In saturated rental markets like Manchester, landlords must choose between reducing rents for quick occupancy or holding for higher income amidst competition.
Deep dives
Evaluating Property Liquidation
Deciding whether to liquidate properties in the southeast in favor of investing in the north requires careful consideration of opportunity costs and potential returns. While higher yields and capital growth may be appealing in northern markets, the transaction costs involved—including capital gains tax and stamp duty—can significantly impact overall profitability. In most cases, it may not be prudent to sell properties unless one is dealing with consistently poor-performing investments that are causing ongoing issues. An alternative strategy involves utilizing equity from current properties to finance new investments, allowing for portfolio growth without incurring the expenses associated with selling.
Navigating Saturated Rental Markets
In saturated rental markets, such as Manchester city center, landlords often face challenges due to an influx of rental properties. When numerous similar units become available simultaneously, it leads to a competitive environment where lowering rents becomes necessary to attract tenants. Owners must weigh the options of reducing rent for a quicker lease against holding out for a higher price while juggling mortgage and servicing costs. This situation, while initially daunting, is typically temporary, and market conditions often stabilize over time, allowing landlords to potentially raise rents again once saturation diminishes.
Strategies for Successful Property Investment
Successful property investment necessitates understanding market dynamics and preparing for fluctuating conditions. Educating investors about the realities of market supply and demand, particularly during initial property launches, can alleviate anxiety regarding rental income. The experience of managing properties during altered market conditions enables landlords to make informed decisions that can foster patience and strategic resilience. Whether reducing rent to ensure a tenant quickly occupies a unit or holding firm for projected market values, the long-term outlook remains favorable for those who can adapt to short-term challenges.
Happy Tuesday! Rob & Rob are back and answering two more of your questions!
(0:38) With four properties in the South-East, split between personal ownership and a limited company, Richard’s weighing up the investment potential of the area against the rest of the country. He’s considering selling and reinvesting in the North, where he believes yields and growth are more promising.

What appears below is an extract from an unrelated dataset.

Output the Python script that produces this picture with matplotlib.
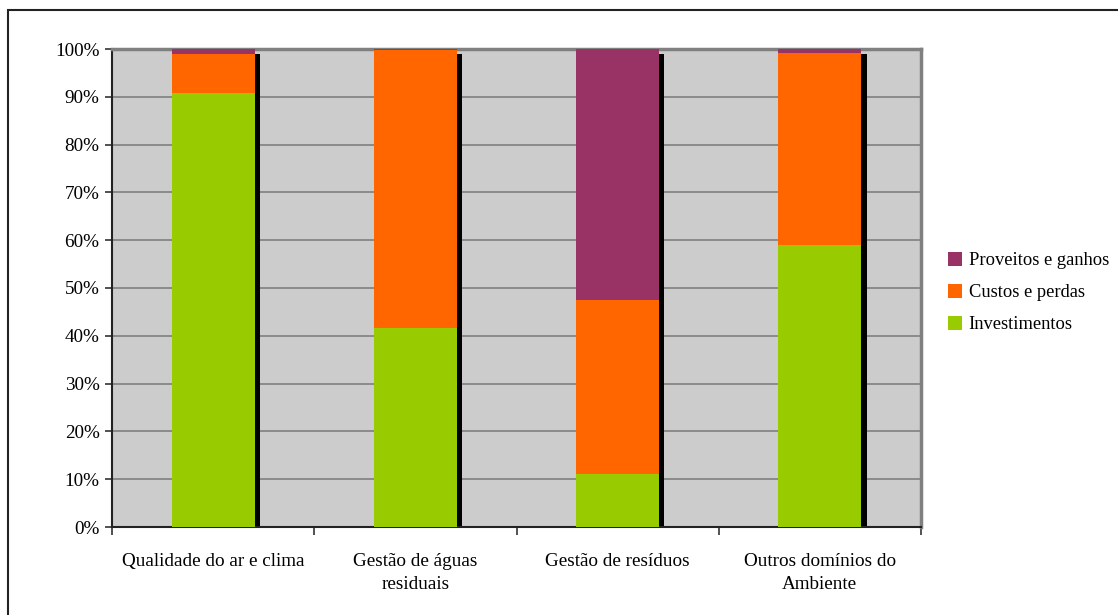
import numpy as np
import matplotlib.pyplot as plt
from matplotlib.patches import Rectangle

plt.rcParams['font.family'] = ['Liberation Serif', 'DejaVu Serif']

categorias = ['Qualidade do ar e clima', 'Gestão de águas\nresiduais',
              'Gestão de resíduos', 'Outros domínios do\nAmbiente']
investimentos = [90.8, 41.6, 11.1, 59.0]
custos = [8.1, 58.2, 36.4, 40.2]
proveitos = [1.1, 0.2, 52.5, 0.8]

cor_inv = '#99cc00'
cor_cust = '#ff6600'
cor_prov = '#993366'

fig = plt.figure(figsize=(11.18, 6.15), dpi=100)
ax = fig.add_axes([112/1118, 1 - 527/615, (921-112)/1118, (527-49)/615])

x = np.arange(len(categorias))
w = 0.41
inv = np.array(investimentos)
cus = np.array(custos)
pro = np.array(proveitos)

# sombra preta por trás de cada barra
dx, dy = 0.026, 1.1
ax.bar(x + dx, 100 - dy, w, bottom=0, color='black', zorder=2)

ax.bar(x, inv, w, color=cor_inv, zorder=3, label='Investimentos')
ax.bar(x, cus, w, bottom=inv, color=cor_cust, zorder=3, label='Custos e perdas')
ax.bar(x, pro, w, bottom=inv + cus, color=cor_prov, zorder=3, label='Proveitos e ganhos')

fs = 13.8
ax.set_facecolor('#cccccc')
ax.set_xlim(-0.5, len(categorias) - 0.5)
ax.set_ylim(0, 100)
ax.set_yticks(np.arange(0, 101, 10))
ax.set_yticklabels([f'{v}%' for v in range(0, 101, 10)], fontsize=fs)
ax.yaxis.grid(True, color='#808080', linewidth=1.2, zorder=1)
ax.set_axisbelow(True)

ax.set_xticks(np.arange(-0.5, len(categorias), 1))
ax.set_xticklabels([])
ax.set_xticks(x, minor=True)
ax.set_xticklabels(categorias, minor=True, fontsize=fs, linespacing=1.45)
ax.tick_params(axis='x', which='minor', length=0, pad=19)
ax.tick_params(axis='x', which='major', length=6, width=1.2, color='#333333')
ax.tick_params(axis='y', length=5, width=1.2, color='#333333', pad=4)

for s in ['left', 'bottom']:
    ax.spines[s].set_color('#222222')
    ax.spines[s].set_linewidth(1.5)
for s in ['top', 'right']:
    ax.spines[s].set_color('#808080')
    ax.spines[s].set_linewidth(2.5)

handles, labels = ax.get_legend_handles_labels()
fig.legend(handles[::-1], labels[::-1], loc='upper left',
           bbox_to_anchor=(939/1118, 1 - 243/615), frameon=False,
           fontsize=13.3, handlelength=0.75, handleheight=0.75,
           handletextpad=0.35, labelspacing=0.8, borderpad=0)

# moldura exterior
fig.patches.append(Rectangle((8/1118, -0.1), 1.2, 1.1 - 10/615,
                             transform=fig.transFigure, fill=False,
                             edgecolor='#222222', linewidth=1.5))

fig.savefig('out.png', dpi=100)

But with costs like capital gains tax and stamp duty, he’s wondering if it’s really worth it. What advice will the guys have for him?
(5:38) Andy just bought a luxury two-bedroom apartment in Manchester City Centre, part of a 400-unit block mostly owned by investors. With many landlords dropping their rents to fill their properties faster, he’s wondering if he should do the same or hold out for the higher income he expected when he bought it.